Pre-trial matters and trial phase one (November 2014)

The appellant had made a pre-trial application for a discharge under s 347 of the Crimes Act 1961. While not directly relevant to the appeal, their Honours observed that this was the start of a pattern of technical arguments raised in the appellant’s defence.

During the first phase of the trial, the defendant had chosen not to call any witnesses or cross-examine the witnesses called by the Crown. After the Crown had closed, the appellant applied for a s 347 discharge based on a technical argument based on the dates on the indictment. The Court of Appeal observed that “[the appellant] held a single egg in his hand and proceeded to place it in the Court’s basket.”

Judge MacAskill declined the s 347 application and adjourned the trial to provide the appellant another chance at cross-examining the witnesses. In his written reasons, Judge MacAskill commented that “the defendant had presumably concluded that there was no other reasonably arguable defence available to him, a conclusion which was not obviously wrong.” The appellant submitted that this remark, together with other comments by the Judge, gave rise to a perception of prejudgment.

The Court of Appeal found that the exchange did not show apparent bias but was a comment on the apparent lack of a defence at that point in the trial. The Judge’s adjournment for the sake of fairness to the appellant (which he was under no obligation to grant) would rather suggest that the Judge was open to consider other defences.

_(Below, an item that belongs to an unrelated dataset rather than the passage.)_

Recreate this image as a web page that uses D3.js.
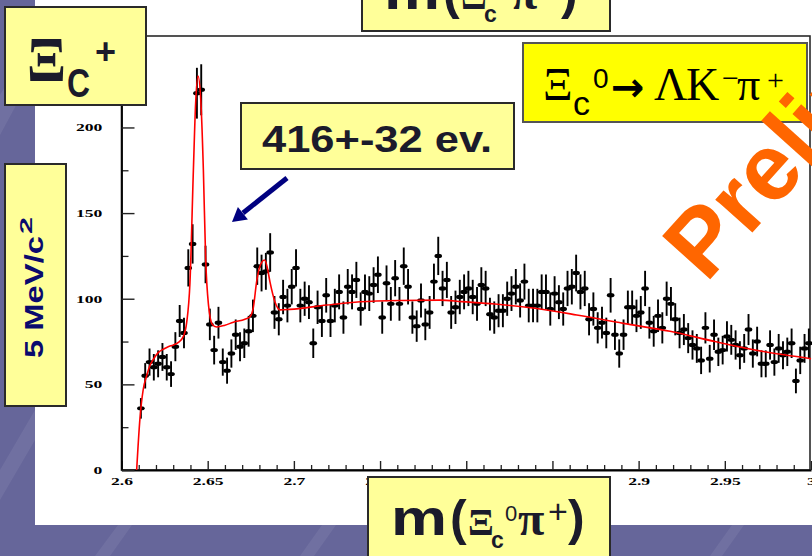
<!DOCTYPE html>
<html>
<head>
<meta charset="utf-8">
<script src="https://cdn.jsdelivr.net/npm/d3@7"></script>
<style>
  html, body { margin: 0; padding: 0; background: #66669a; overflow: hidden; }
  svg { display: block; }
</style>
</head>
<body>
<svg id="slide" width="812" height="556"></svg>
<script>
// ---- histogram: m(Xi_c0 pi+) bin centres (GeV/c^2) and entries per bin ----
const binMass = [
  2.61125, 2.61375, 2.61625, 2.61875, 2.62125, 2.62375, 2.62625, 2.62875, 2.63125, 2.63375,
  2.63625, 2.63875, 2.64125, 2.64375, 2.64625, 2.64875, 2.65125, 2.65375, 2.65625, 2.65875,
  2.66125, 2.66375, 2.66625, 2.66875, 2.67125, 2.67375, 2.67625, 2.67875, 2.68125, 2.68375,
  2.68625, 2.68875, 2.69125, 2.69375, 2.69625, 2.69875, 2.70125, 2.70375, 2.70625, 2.70875,
  2.71125, 2.71375, 2.71625, 2.71875, 2.72125, 2.72375, 2.72625, 2.72875, 2.73125, 2.73375,
  2.73625, 2.73875, 2.74125, 2.74375, 2.74625, 2.74875, 2.75125, 2.75375, 2.75625, 2.75875,
  2.76125, 2.76375, 2.76625, 2.76875, 2.77125, 2.77375, 2.77625, 2.77875, 2.78125, 2.78375,
  2.78625, 2.78875, 2.79125, 2.79375, 2.79625, 2.79875, 2.80125, 2.80375, 2.80625, 2.80875,
  2.81125, 2.81375, 2.81625, 2.81875, 2.82125, 2.82375, 2.82625, 2.82875, 2.83125, 2.83375,
  2.83625, 2.83875, 2.84125, 2.84375, 2.84625, 2.84875, 2.85125, 2.85375, 2.85625, 2.85875,
  2.86125, 2.86375, 2.86625, 2.86875, 2.87125, 2.87375, 2.87625, 2.87875, 2.88125, 2.88375,
  2.88625, 2.88875, 2.89125, 2.89375, 2.89625, 2.89875, 2.90125, 2.90375, 2.90625, 2.90875,
  2.91125, 2.91375, 2.91625, 2.91875, 2.92125, 2.92375, 2.92625, 2.92875, 2.93125, 2.93375,
  2.93625, 2.93875, 2.94125, 2.94375, 2.94625, 2.94875, 2.95125, 2.95375, 2.95625, 2.95875,
  2.96125, 2.96375, 2.96625, 2.96875, 2.97125, 2.97375, 2.97625, 2.97875, 2.98125, 2.98375,
  2.98625, 2.98875, 2.99125, 2.99375, 2.99625, 2.99875
];
const binCount = [
  36, 55, 63, 60, 62, 66, 60, 56, 72, 87,
  80, 118, 132, 220, 222, 120, 85, 70, 86, 63,
  58, 68, 79, 72, 74, 81, 90, 119, 115, 116,
  127, 92, 88, 101, 96, 107, 118, 96, 100, 98,
  74, 95, 87, 102, 87, 96, 104, 89, 107, 104,
  111, 94, 104, 103, 108, 114, 89, 109, 97, 112,
  97, 119, 107, 89, 84, 99, 85, 92, 110, 125,
  106, 111, 92, 95, 101, 104, 106, 101, 97, 108,
  106, 91, 89, 93, 93, 100, 103, 107, 99, 110,
  96, 96, 96, 104, 104, 94, 103, 98, 94, 106,
  107, 115, 104, 106, 88, 94, 83, 86, 80, 102,
  79, 68, 79, 95, 95, 90, 92, 106, 86, 81,
  90, 83, 100, 97, 88, 80, 82, 77, 73, 71,
  64, 83, 65, 79, 69, 70, 78, 76, 73, 67,
  71, 82, 68, 75, 62, 62, 73, 63, 71, 67,
  69, 74, 52, 64, 71, 74
];

// ---- fitted curve (threshold + two signal peaks + background), sampled ----
const fitMass = [
  2.6088, 2.6107, 2.6126, 2.6146, 2.6165, 2.6184, 2.6213, 2.6242, 2.6271, 2.6301,
  2.6330, 2.6359, 2.6378, 2.6397, 2.6417, 2.6430, 2.6444, 2.6461, 2.6475, 2.6488,
  2.6504, 2.6527, 2.6552, 2.6600, 2.6649, 2.6716, 2.6745, 2.6765, 2.6784, 2.6803,
  2.6830, 2.6844, 2.6861, 2.6891, 2.6920, 2.6977, 2.7190, 2.7384, 2.7616, 2.7848,
  2.7974, 2.8167, 2.8399, 2.8641, 2.8911, 2.9182, 2.9443, 2.9733, 3.0000
];
const fitCount = [
  0, 30, 47, 55, 61, 64.5, 68.5, 70.5, 72, 73,
  74.5, 78, 86, 109, 175, 214, 230, 214, 175, 124,
  97, 85, 83.5, 84.5, 86.3, 88, 89.5, 95, 110, 119,
  122.6, 119, 110, 98, 93.5, 93.8, 96.3, 98.2, 99, 99.2,
  98.3, 96.9, 94.4, 90.5, 85.6, 81, 75, 69, 65
];

// ---- axis ticks ----
const xTickValues = [2.6, 2.65, 2.7, 2.75, 2.8, 2.85, 2.9, 2.95, 3.0];
const xTickLabels = ["2.6", "2.65", "2.7", "2.75", "2.8", "2.85", "2.9", "2.95", "3"];
const xMinorTicks = [2.61, 2.62, 2.63, 2.64, 2.66, 2.67, 2.68, 2.69, 2.71, 2.72, 2.73, 2.74,
  2.76, 2.77, 2.78, 2.79, 2.81, 2.82, 2.83, 2.84, 2.86, 2.87, 2.88, 2.89,
  2.91, 2.92, 2.93, 2.94, 2.96, 2.97, 2.98, 2.99];
const yTickValues = [0, 50, 100, 150, 200];
const yTickLabels = ["0", "50", "100", "150", "200"];
const yMinorTicks = [25, 75, 125, 175, 225];

const SANS = "'Liberation Sans', Arial, Helvetica, sans-serif";
const SERIF = "'Liberation Serif', 'Times New Roman', Times, serif";
const INK = "#1b1b2b";

const svg = d3.select("#slide");
const W = 812, H = 556;

// ---------- slide backdrop ----------
svg.append("rect").attr("width", W).attr("height", H).attr("fill", "#66669a");
const streaks = [
  [[0, 95], [35, 35], [35, 70], [0, 135]],
  [[0, 470], [35, 410], [35, 440], [0, 500]],
  [[95, 556], [118, 525], [132, 525], [110, 556]],
  [[300, 556], [322, 525], [336, 525], [314, 556]],
  [[710, 556], [732, 525], [744, 525], [722, 556]]
];
svg.append("g").selectAll("polygon").data(streaks).join("polygon")
  .attr("points", d => d.map(p => p.join(",")).join(" "))
  .attr("fill", "#ffffff").attr("opacity", 0.07);

// white sheet holding the plot
svg.append("rect").attr("x", 35).attr("y", 0).attr("width", W - 35).attr("height", 525)
  .attr("fill", "#ffffff");

// ---------- plot ----------
const x = d3.scaleLinear().domain([2.6, 3.0]).range([121.5, 811]);
const y = d3.scaleLinear().domain([0, 253.4]).range([470, 36]);
const plot = svg.append("g");

// frame
plot.append("rect")
  .attr("x", x(2.6)).attr("y", y(253.4))
  .attr("width", 810 - x(2.6)).attr("height", y(0) - y(253.4))
  .attr("fill", "none").attr("stroke", "#2a2a2a").attr("stroke-width", 1.6);

function styleAxis(g) {
  g.select(".domain").attr("stroke", "#000").attr("stroke-width", 1.8);
  g.selectAll(".tick line").attr("stroke", "#222").attr("stroke-width", 1.4);
  g.selectAll("text")
    .attr("font-family", SERIF).attr("font-weight", "bold")
    .attr("font-size", 11).attr("fill", "#000")
    .attr("transform", "scale(1.6,1)");
}

// x axis: minor then major ticks
plot.append("g").attr("transform", `translate(0,${y(0)})`)
  .call(d3.axisBottom(x).tickValues(xMinorTicks).tickSizeInner(-5).tickSizeOuter(0).tickFormat(""))
  .call(g => { g.select(".domain").remove(); g.selectAll(".tick line").attr("stroke", "#222").attr("stroke-width", 1.3); });
plot.append("g").attr("transform", `translate(0,${y(0)})`)
  .call(d3.axisBottom(x).tickValues(xTickValues).tickSizeInner(-9).tickSizeOuter(0)
    .tickPadding(7).tickFormat((d, i) => xTickLabels[i]))
  .call(styleAxis);

// y axis: minor then major ticks
plot.append("g").attr("transform", `translate(${x(2.6)},0)`)
  .call(d3.axisLeft(y).tickValues(yMinorTicks).tickSizeInner(-7).tickSizeOuter(0).tickFormat(""))
  .call(g => { g.select(".domain").remove(); g.selectAll(".tick line").attr("stroke", "#222").attr("stroke-width", 1.3); });
plot.append("g").attr("transform", `translate(${x(2.6)},0)`)
  .call(d3.axisLeft(y).tickValues(yTickValues).tickSizeInner(-13).tickSizeOuter(0)
    .tickPadding(12).tickFormat((d, i) => yTickLabels[i]))
  .call(styleAxis);

// data points with Poisson error bars
const bins = binMass.map((m, i) => ({ m, n: binCount[i] }));
plot.append("g").selectAll("line").data(bins).join("line")
  .attr("x1", d => x(d.m)).attr("x2", d => x(d.m))
  .attr("y1", d => y(d.n + Math.sqrt(d.n))).attr("y2", d => y(d.n - Math.sqrt(d.n)))
  .attr("stroke", "#000").attr("stroke-width", 1.9);
plot.append("g").selectAll("ellipse").data(bins).join("ellipse")
  .attr("cx", d => x(d.m)).attr("cy", d => y(d.n))
  .attr("rx", 3.8).attr("ry", 2.2).attr("fill", "#000");

// fit
const fit = fitMass.map((m, i) => ({ m, v: fitCount[i] }));
plot.append("path").datum(fit)
  .attr("d", d3.line().x(d => x(d.m)).y(d => y(d.v)).curve(d3.curveMonotoneX))
  .attr("fill", "none").attr("stroke", "#ff0000").attr("stroke-width", 1.6);

// ---------- slide annotations ----------
const notes = svg.append("g");

function box(x0, y0, w, h, fill, stroke) {
  notes.append("rect").attr("x", x0).attr("y", y0).attr("width", w).attr("height", h)
    .attr("fill", fill).attr("stroke", stroke || "#2a2a2a").attr("stroke-width", 2);
}
function txt(str, x0, y0, opts) {
  const t = notes.append("text").attr("x", x0).attr("y", y0)
    .attr("font-family", opts.family || SANS)
    .attr("font-weight", opts.weight || "normal")
    .attr("font-size", opts.size)
    .attr("fill", opts.fill || INK)
    .text(str);
  if (opts.len) t.attr("textLength", opts.len).attr("lengthAdjust", "spacingAndGlyphs");
  if (opts.transform) t.attr("transform", opts.transform);
  return t;
}

// particle label, top left
box(5, 7, 141, 98, "#ffff99");
txt("\u039E", 27, 81, { family: SERIF, weight: "bold", size: 64, len: 39 });
txt("C", 67, 97, { weight: "bold", size: 40, len: 23 });
txt("+", 95, 64, { weight: "bold", size: 36 });

// mass label (used at the top edge and under the x axis)
function massLabel(dx, base, sup1, sup2) {
  txt("m", 391 + dx, base, { weight: "bold", size: 50, len: 56 });
  txt("(", 450 + dx, base, { weight: "bold", size: 50 });
  txt("\u039E", 468 + dx, base, { family: SERIF, weight: "bold", size: 38 });
  txt("c", 491 + dx, base + 13, { weight: "bold", size: 23 });
  txt(sup1, 505 + dx, base - 14, { size: 22 });
  txt("\u03C0", 518 + dx, base, { family: SERIF, weight: "bold", size: 48 });
  txt(sup2, 548 + dx, base - 12, { size: 34 });
  txt(")", 568 + dx, base, { weight: "bold", size: 50 });
}
box(362, -50, 248, 81, "#ffff99");
massLabel(-7, 9, "+", "\u2212");

// yield
box(241, 103, 273, 66, "#ffff99");
txt("416+-32 ev.", 262, 152, { weight: "bold", size: 37, len: 230 });

// arrow pointing at the peak
notes.append("line").attr("x1", 287).attr("y1", 178).attr("x2", 243).attr("y2", 213)
  .attr("stroke", "#000080").attr("stroke-width", 5);
notes.append("polygon").attr("points", "232,222 247.9,219.5 237.9,207").attr("fill", "#000080");

// decay channel
box(523, 43, 284, 79, "#ffff00", "#555555");
txt("\u039E", 543, 100, { family: SERIF, size: 46, fill: "#000" });
txt("c", 573, 115, { size: 34, fill: "#000" });
txt("0", 593, 88, { size: 28, fill: "#000" });
txt("\u2192", 611, 101, { family: "'DejaVu Sans', sans-serif", weight: "bold", size: 40, fill: "#000" });
txt("\u039B", 654, 100, { family: SERIF, size: 46, fill: "#000" });
txt("K", 686, 100, { family: SERIF, size: 46, fill: "#000" });
txt("\u2212", 722, 88, { family: SERIF, size: 30, fill: "#000" });
txt("\u03C0", 737, 100, { family: SERIF, size: 46, fill: "#000" });
txt("+", 767, 90, { family: SERIF, size: 30, fill: "#000" });

// y-axis unit
box(5, 164, 61, 242, "#ffff99");
txt("5 MeV/c", 0, 0, { weight: "bold", size: 26, len: 122, fill: "#0a0a6e", transform: "translate(43,358) rotate(-90)" });
txt("2", 0, 0, { weight: "bold", size: 17, len: 17, fill: "#0a0a6e", transform: "translate(32,234) rotate(-90)" });

// x-axis label
box(368, 477, 242, 110, "#ffff99");
massLabel(0, 535, "0", "+");

// status stamp
txt("Preliminary", 0, 0, { weight: "bold", size: 94, fill: "#ff6600", transform: "translate(706,284) rotate(-48)" });
</script>
</body>
</html>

Trial phase two (May 2015)

The appellant complained that the Judge’s interactions with the prosecutor were inappropriate as an observer could, in the appellant’s submission, infer from the exchanges that the Judge was unduly helping the prosecutor to improve the Crown’s case and that the prosecutor and the Judge were collaborating to amend the indictment so as to find the appellant guilty.

The Court of Appeal found that a reasonable observer would have understood the Judge to be ascertaining the prosecution’s position on a particular point, which was not inappropriate. Even though one particular exchange, if viewed in isolation, might suggest to someone hearing only that legal discussion that the Judge had rather teamed up with the prosecutor, their Honours found that a reasonable, informed lay observer would not reach that view, given the whole context.

While many comments were expressed in robust language, especially during the Judge’s engagement with defence counsel (for example expressions such as “I am astonished” and “Don’t muck me around”) the Court of Appeal found that a reasonable observer would understand that the expressions were an understandable reflection of the Judge’s frustration in the face of a difficult and lengthy trial and that the Judge was taking a robust approach to managing the trial, rather than predetermining guilt. Other comments were found to be appropriate expressions of tentative views.

The Court of Appeal found that certain language was unfortunate, such as the Judge’s reference to events “proved” by the evidence, and the use of expressions “defence spin” and “tactic that crossed the line into illegitimacy”. Even though such language was not to be encouraged, in the Court of Appeal’s view the comments were understandable in the circumstances and did not indicate that guilt had been predetermined. Furthermore, the Judge’s willingness to adjourn for a second time for the sake of fairness to the appellant indicated his continued open-mindedness.

Further adjournment (June 2015) and trial phase three (September 2015)

When the trial did not resume as planned in June 2015 due to on-going issues, the Judge issued a minute in which he noted his provisional view of the Crown case. The appellant submitted that this was a further indication of predetermination. The Court of Appeal found that the comments in the minute were expressly tentative and in any event only responded to one technical aspect of the defence case. In their Honours’ view, the observer would have understood the ultimate question of guilt to still be open in the Judge’s mind. No issue was taken with any comments made in the third trial phase.